The seed supervision and certification agency, for its part, blamed the farmers. In an interview with the authors, the head of the agency said that the moment the government enacted a piece of legislation, the citizens must know about it. In the case of farmers, extension officers would have told them about Law No. 12/1992 and the illegality of selling uncertified seeds. Thus, he said, Tukirin and his friends lied in court when they said that they did not know they had to register their seeds at the agency. He accused farmers of "wilfully pirating company seeds". This is a very strange statement as, in an archipelago as vast and with many far-flung islands as Indonesia, even local government officials sometimes have no knowledge of legislation enacted in the capital city by the central government. In a workshop in East Nusa Tenggara, for instance, when asked if they knew about Law No. 29/2000 on plant variety protection, local officials from the agriculture service responded that they had no idea at all, or that they might have heard about it but did not know the substance of the law. When even local government officials are not aware of the laws, how can farmers be expected to fully understand the consequences of breeding seeds?

Future implications

There are three implications for the future. First, unlike the Percy Schmeiser case in Canada, the Tukirin case did not involve genetically modified seeds. But this is indicative of what could happen next once Indonesia allows corporate-produced genetically modified seeds to be distributed in Indonesia. The issue would then revolve not around farmers like Tukirin breeding seeds but farmers becoming victims of genetic contamination.

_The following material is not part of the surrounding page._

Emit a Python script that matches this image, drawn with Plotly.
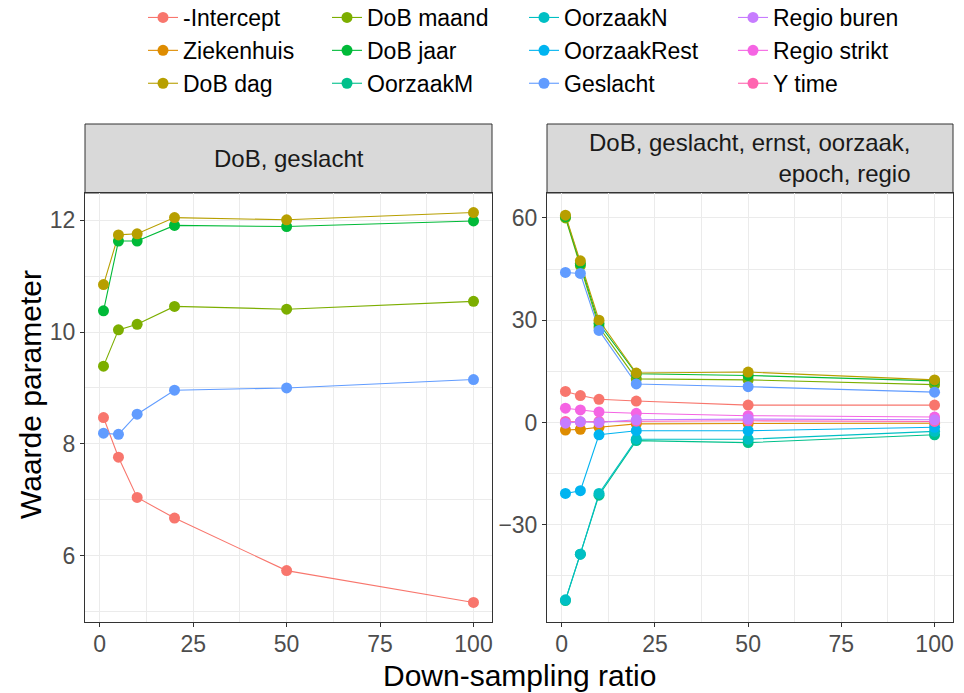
import plotly.graph_objects as go

W, H = 964, 693

ratio = [1, 5, 10, 20, 50, 100]

series_names = ["-Intercept", "Ziekenhuis", "DoB dag", "DoB maand", "DoB jaar", "OorzaakM",
                "OorzaakN", "OorzaakRest", "Geslacht", "Regio buren", "Regio strikt", "Y time"]
colors = ["#F8766D", "#DE8C00", "#B79F00", "#7CAE00", "#00BA38", "#00C08B",
          "#00BFC4", "#00B4F0", "#619CFF", "#C77CFF", "#F564E3", "#FF64B0"]

# Panel 1: DoB, geslacht
left_vals = {
    "-Intercept": [8.47, 7.76, 7.04, 6.67, 5.73, 5.16],
    "DoB dag": [10.85, 11.74, 11.76, 12.05, 12.01, 12.14],
    "DoB maand": [9.39, 10.04, 10.14, 10.46, 10.41, 10.55],
    "DoB jaar": [10.38, 11.63, 11.63, 11.91, 11.89, 11.99],
    "Geslacht": [8.19, 8.17, 8.53, 8.96, 9.00, 9.15],
}

# Panel 2: DoB, geslacht, ernst, oorzaak, epoch, regio
right_vals = {
    "-Intercept": [9.1, 7.9, 6.8, 6.3, 5.1, 5.1],
    "Ziekenhuis": [-2.2, -2.0, -1.4, -0.4, -0.3, -0.2],
    "DoB dag": [60.8, 47.4, 30.0, 14.5, 14.8, 12.5],
    "DoB maand": [60.0, 46.0, 28.0, 12.8, 12.5, 11.1],
    "DoB jaar": [60.4, 46.6, 29.0, 14.3, 13.8, 12.2],
    "OorzaakM": [-52.2, -38.6, -21.3, -5.3, -5.9, -3.6],
    "OorzaakN": [-52.0, -38.6, -20.8, -4.9, -4.9, -2.6],
    "OorzaakRest": [-20.8, -20.0, -3.6, -2.4, -2.4, -1.4],
    "Geslacht": [44.0, 43.7, 27.0, 11.3, 10.5, 8.9],
    "Regio buren": [-0.2, 0.2, 0.0, 0.8, 1.0, 0.8],
    "Regio strikt": [4.2, 3.7, 3.1, 2.7, 2.0, 1.6],
    "Y time": [0.3, 0.2, 0.3, 0.4, 0.5, 0.3],
}

left_strip = "DoB, geslacht"
right_strip = "DoB, geslacht, ernst, oorzaak,<br>epoch, regio"
x_title = "Down-sampling ratio"
y_title = "Waarde parameter"

x_ticks = [0, 25, 50, 75, 100]
left_y_ticks = [6, 8, 10, 12]
right_y_ticks = [-30, 0, 30, 60]

# draw order (later on top)
draw_order = ["-Intercept", "Ziekenhuis", "DoB maand", "DoB jaar", "DoB dag", "OorzaakM",
              "OorzaakN", "OorzaakRest", "Geslacht", "Y time", "Regio strikt", "Regio buren"]

legend_cols = [["-Intercept", "Ziekenhuis", "DoB dag"],
               ["DoB maand", "DoB jaar", "OorzaakM"],
               ["OorzaakN", "OorzaakRest", "Geslacht"],
               ["Regio buren", "Regio strikt", "Y time"]]
legend_of = {}
for i, col in enumerate(legend_cols):
    for j, n in enumerate(col):
        legend_of[n] = ("legend" if i == 0 else f"legend{i+1}", j)

cmap = dict(zip(series_names, colors))
FONT = "Liberation Sans, Arial"

fig = go.Figure()

# lines first
for name in draw_order:
    if name in left_vals:
        fig.add_trace(go.Scatter(x=ratio, y=left_vals[name], mode="lines",
                                 line=dict(color=cmap[name], width=1.1),
                                 xaxis="x", yaxis="y", showlegend=False, hoverinfo="skip"))
    fig.add_trace(go.Scatter(x=ratio, y=right_vals[name], mode="lines",
                             line=dict(color=cmap[name], width=1.1),
                             xaxis="x2", yaxis="y2", showlegend=False, hoverinfo="skip"))
# points
for name in draw_order:
    if name in left_vals:
        fig.add_trace(go.Scatter(x=ratio, y=left_vals[name], mode="markers",
                                 marker=dict(color=cmap[name], size=11),
                                 xaxis="x", yaxis="y", showlegend=False, name=name))
    fig.add_trace(go.Scatter(x=ratio, y=right_vals[name], mode="markers",
                             marker=dict(color=cmap[name], size=11),
                             xaxis="x2", yaxis="y2", showlegend=False, name=name))

# legend entries
for name in series_names:
    lg, rank = legend_of[name]
    fig.add_trace(go.Scatter(x=[None], y=[None], mode="lines+markers", name=name,
                             line=dict(color=cmap[name], width=1.1),
                             marker=dict(color=cmap[name], size=11),
                             xaxis="x", yaxis="y", legend=lg, legendrank=rank + 1,
                             showlegend=True))

x0L, x1L = 85, 492
x0R, x1R = 547, 953
yb, yt = 622, 193
strip_top = 124

def px(x):
    return x / W

def py(y):
    return 1 - y / H

axis_common = dict(showline=True, linecolor="#333333", linewidth=1, mirror=True,
                   ticks="outside", ticklen=4, tickcolor="#333333", tickwidth=1,
                   showgrid=True, gridcolor="#EBEBEB", gridwidth=1.1,
                   tickfont=dict(family=FONT, size=23, color="#4D4D4D"),
                   zeroline=False, automargin=False)

def minor(vals):
    return dict(tickvals=vals, showgrid=True, gridcolor="#EBEBEB", gridwidth=0.5, ticks="")

fig.update_layout(
    width=W, height=H, margin=dict(l=0, r=0, t=0, b=0, autoexpand=False),
    paper_bgcolor="white", plot_bgcolor="white",
    font=dict(family=FONT, color="#000000"),
    xaxis=dict(domain=[px(x0L), px(x1L)], range=[-3.95, 104.95], tickvals=x_ticks,
               minor=minor([12.5, 37.5, 62.5, 87.5]), anchor="y", ticklabelstandoff=-3,
               **axis_common),
    yaxis=dict(domain=[py(yb), py(yt)], range=[4.81, 12.49], tickvals=left_y_ticks,
               minor=minor([5, 7, 9, 11]), anchor="x", **axis_common),
    xaxis2=dict(domain=[px(x0R), px(x1R)], range=[-3.95, 104.95], tickvals=x_ticks,
                minor=minor([12.5, 37.5, 62.5, 87.5]), anchor="y2", ticklabelstandoff=-3,
                **axis_common),
    yaxis2=dict(domain=[py(yb), py(yt)], range=[-58.5, 67.3], tickvals=right_y_ticks,
                minor=minor([-45, -15, 15, 45]), anchor="x2", **axis_common),
    showlegend=True,
)

leg_font = dict(family=FONT, size=23, color="#000000")
legend_x = [143, 327, 524, 733]
for i, lx in enumerate(legend_x):
    key = "legend" if i == 0 else f"legend{i+1}"
    fig.update_layout(**{key: dict(x=px(lx), y=1.0 + 4 / H, xanchor="left", yanchor="top",
                                   orientation="v", font=leg_font, bgcolor="rgba(0,0,0,0)",
                                   itemwidth=30, tracegroupgap=0)})

# strips
for (a, b) in [(x0L, x1L), (x0R, x1R)]:
    fig.add_shape(type="rect", xref="paper", yref="paper", x0=px(a), x1=px(b),
                  y0=py(yt), y1=py(strip_top), fillcolor="#D9D9D9",
                  line=dict(color="#333333", width=1), layer="below")

strip_font = dict(family=FONT, size=24, color="#1A1A1A")
fig.add_annotation(text=left_strip, xref="paper", yref="paper", x=px((x0L + x1L) / 2),
                   y=py((strip_top + yt) / 2), showarrow=False, font=strip_font,
                   xanchor="center", yanchor="middle")
fig.add_annotation(text=right_strip, xref="paper", yref="paper", x=px((x0R + x1R) / 2),
                   y=py((strip_top + yt) / 2), showarrow=False, font=strip_font,
                   xanchor="center", yanchor="middle", align="right")

title_font = dict(family=FONT, size=30, color="#000000")
fig.add_annotation(text=x_title, xref="paper", yref="paper", x=px(519), y=py(675),
                   showarrow=False, font=title_font, xanchor="center", yanchor="middle")
fig.add_annotation(text=y_title, xref="paper", yref="paper", x=px(30), y=py(395),
                   showarrow=False, font=title_font, xanchor="center", yanchor="middle",
                   textangle=-90)

fig.write_html("out.html")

Secondly, having ratified the World Trade Organisation (WTO)'s TRIPS Agreement on intellectual property rights, Indonesia now has two laws that would make Tukirin-style prosecution possible: Law No. 29/2000 on plant variety protection and Law No. 14/2001 on patents as mentioned above. The first is based on the 1991 UPOV (International Union for the Protection of New Varieties of Plants) and the government treats this as the sui generis system for plant variety protection as mandated by the TRIPS Agreement. The second is based on the TRIPS Agreement, including a full translation of its controversial Article 27.3(b). Both will provide maximum intellectual property protection to companies and "intellectual" plant breeders, at the expense of farmers' rights over seeds. If Tukirin's case had been based on Law No. 29/2000, the court would have handed him an even more severe sentence.

Third, PT BISI is not a multinational in the real sense of the word even though it is a joint venture company with a domestic presence. In the future, farmers may have to face pressures from giant seed multinationals such as Monsanto or Syngenta. A different story might emerge then.

What says Tukirin?

Tukirin himself has several things to say about his case. First, he wonders why PT BISI felt he posed a competitive threat. "The quality of their seeds is much better than mine. They have a wider distribution network. I just want to make seeds for myself and some friends, get a little income. I am just a small fish. Why fear farmers like me?" he says. All he wanted to do was to cut production costs without harming anyone.

Secondly, he laments the lack of government support. He says government officials often stress that farmers must be skilled and independent. He wanted to be skilled in breeding seeds and to use his own seeds. Why then, he wonders, was he prosecuted for doing so? Also, he wants the government officials to communicate the legal aspects of seed breeding so that farmers can understand the system.

Thirdly, after the one year is over, he will continue to breed his own seeds. He says as long as he does it on his land, he feels he has a right to do so. He wants to continue experimenting on seeds bought in the shops to see if he can breed different seeds of better quality.

Hira Jhamtani is a Third World Network associate based in Bali. Dey Patria is a researcher in Mojokerto, East Java who investigated this case.